EXERCISE OBJECTIVE - Go through the listing below and list every line with "Write".

DATA ROWS -
· · · · ·

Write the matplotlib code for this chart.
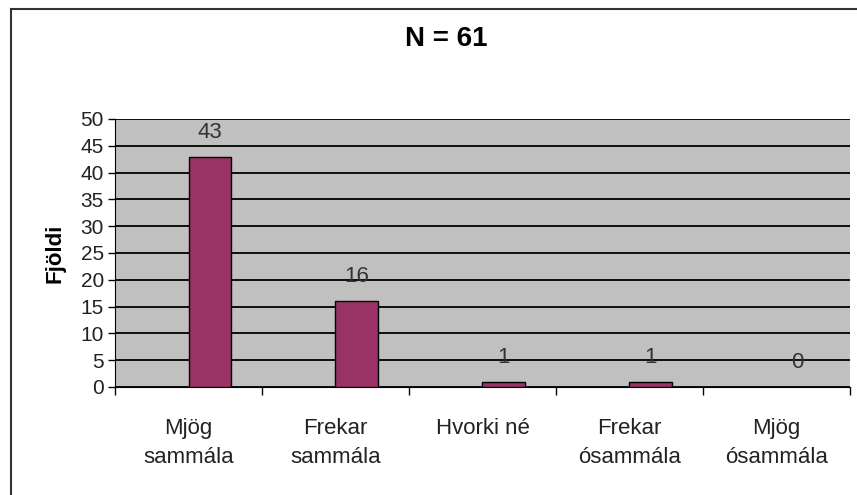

· · · · ·

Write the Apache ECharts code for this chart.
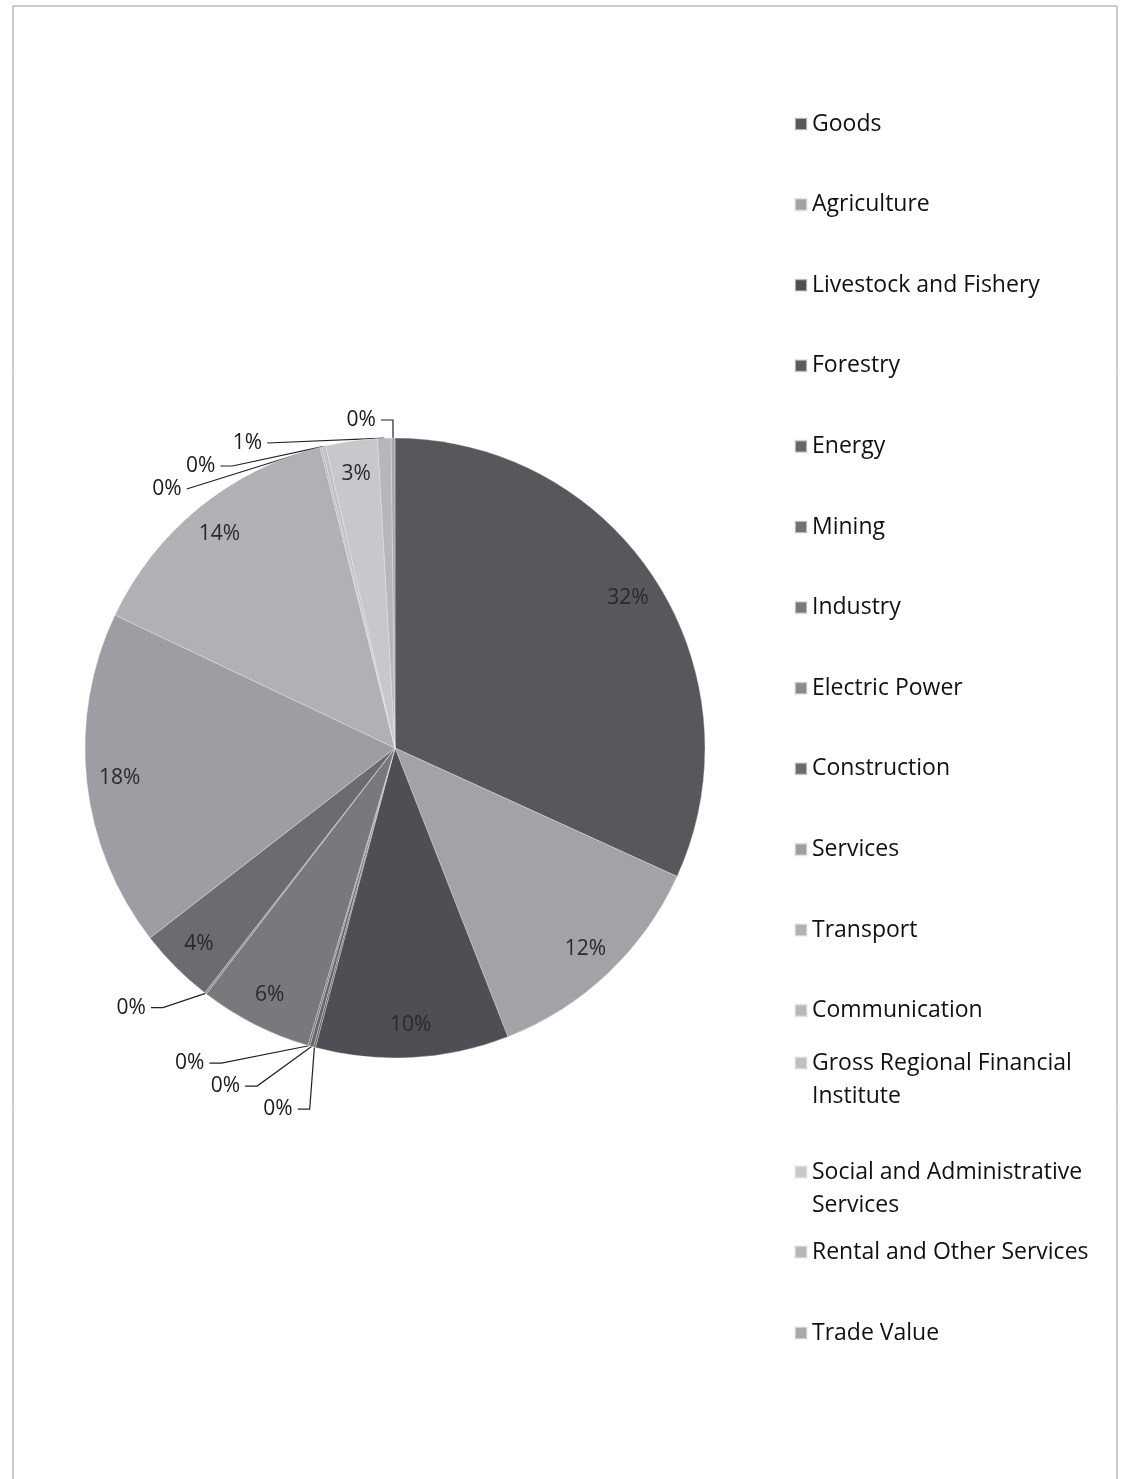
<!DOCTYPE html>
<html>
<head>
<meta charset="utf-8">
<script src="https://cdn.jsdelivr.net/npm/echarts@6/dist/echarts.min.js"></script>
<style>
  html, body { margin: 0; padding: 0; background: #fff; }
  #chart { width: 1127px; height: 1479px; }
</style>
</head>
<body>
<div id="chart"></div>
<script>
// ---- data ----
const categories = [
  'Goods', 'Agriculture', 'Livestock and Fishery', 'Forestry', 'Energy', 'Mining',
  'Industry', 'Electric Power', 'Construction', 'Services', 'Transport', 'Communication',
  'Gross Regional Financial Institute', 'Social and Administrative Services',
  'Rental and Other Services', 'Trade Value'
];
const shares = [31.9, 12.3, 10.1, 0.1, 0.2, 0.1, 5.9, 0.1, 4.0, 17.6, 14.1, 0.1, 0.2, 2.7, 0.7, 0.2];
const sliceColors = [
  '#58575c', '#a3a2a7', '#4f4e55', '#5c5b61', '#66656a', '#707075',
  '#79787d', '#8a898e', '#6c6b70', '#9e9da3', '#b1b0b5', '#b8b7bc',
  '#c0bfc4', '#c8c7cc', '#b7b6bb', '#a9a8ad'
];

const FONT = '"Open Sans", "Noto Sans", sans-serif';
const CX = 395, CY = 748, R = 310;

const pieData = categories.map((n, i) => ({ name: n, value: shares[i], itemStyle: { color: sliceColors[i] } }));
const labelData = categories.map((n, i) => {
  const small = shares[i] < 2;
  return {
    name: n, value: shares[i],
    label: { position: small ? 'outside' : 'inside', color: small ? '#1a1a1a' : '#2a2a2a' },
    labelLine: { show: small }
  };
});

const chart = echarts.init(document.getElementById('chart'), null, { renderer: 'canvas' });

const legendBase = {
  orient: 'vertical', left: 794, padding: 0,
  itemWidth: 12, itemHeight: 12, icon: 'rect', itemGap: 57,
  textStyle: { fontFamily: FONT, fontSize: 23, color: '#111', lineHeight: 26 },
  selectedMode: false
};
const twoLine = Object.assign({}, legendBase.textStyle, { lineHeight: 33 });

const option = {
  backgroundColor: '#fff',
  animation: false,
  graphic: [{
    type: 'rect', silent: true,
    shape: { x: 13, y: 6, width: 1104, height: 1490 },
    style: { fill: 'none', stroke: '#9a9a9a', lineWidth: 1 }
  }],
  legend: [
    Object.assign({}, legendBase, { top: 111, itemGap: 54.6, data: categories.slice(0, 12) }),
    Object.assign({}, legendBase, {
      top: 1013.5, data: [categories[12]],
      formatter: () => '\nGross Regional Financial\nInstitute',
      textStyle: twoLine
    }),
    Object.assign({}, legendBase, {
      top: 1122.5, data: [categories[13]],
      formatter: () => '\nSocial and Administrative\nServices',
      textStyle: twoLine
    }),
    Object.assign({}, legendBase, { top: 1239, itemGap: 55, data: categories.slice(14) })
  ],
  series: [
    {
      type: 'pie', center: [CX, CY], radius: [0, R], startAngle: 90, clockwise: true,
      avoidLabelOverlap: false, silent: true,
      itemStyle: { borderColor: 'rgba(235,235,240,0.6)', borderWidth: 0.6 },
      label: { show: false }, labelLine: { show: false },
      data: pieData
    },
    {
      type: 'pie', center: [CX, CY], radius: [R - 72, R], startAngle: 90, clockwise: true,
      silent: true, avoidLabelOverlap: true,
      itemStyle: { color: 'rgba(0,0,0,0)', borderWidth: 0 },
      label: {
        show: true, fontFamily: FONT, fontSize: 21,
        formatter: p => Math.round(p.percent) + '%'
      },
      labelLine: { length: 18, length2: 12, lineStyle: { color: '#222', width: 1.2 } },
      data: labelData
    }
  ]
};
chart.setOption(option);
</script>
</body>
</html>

· · · · ·

RESULT -
Write the matplotlib code for this chart.
Write the Apache ECharts code for this chart.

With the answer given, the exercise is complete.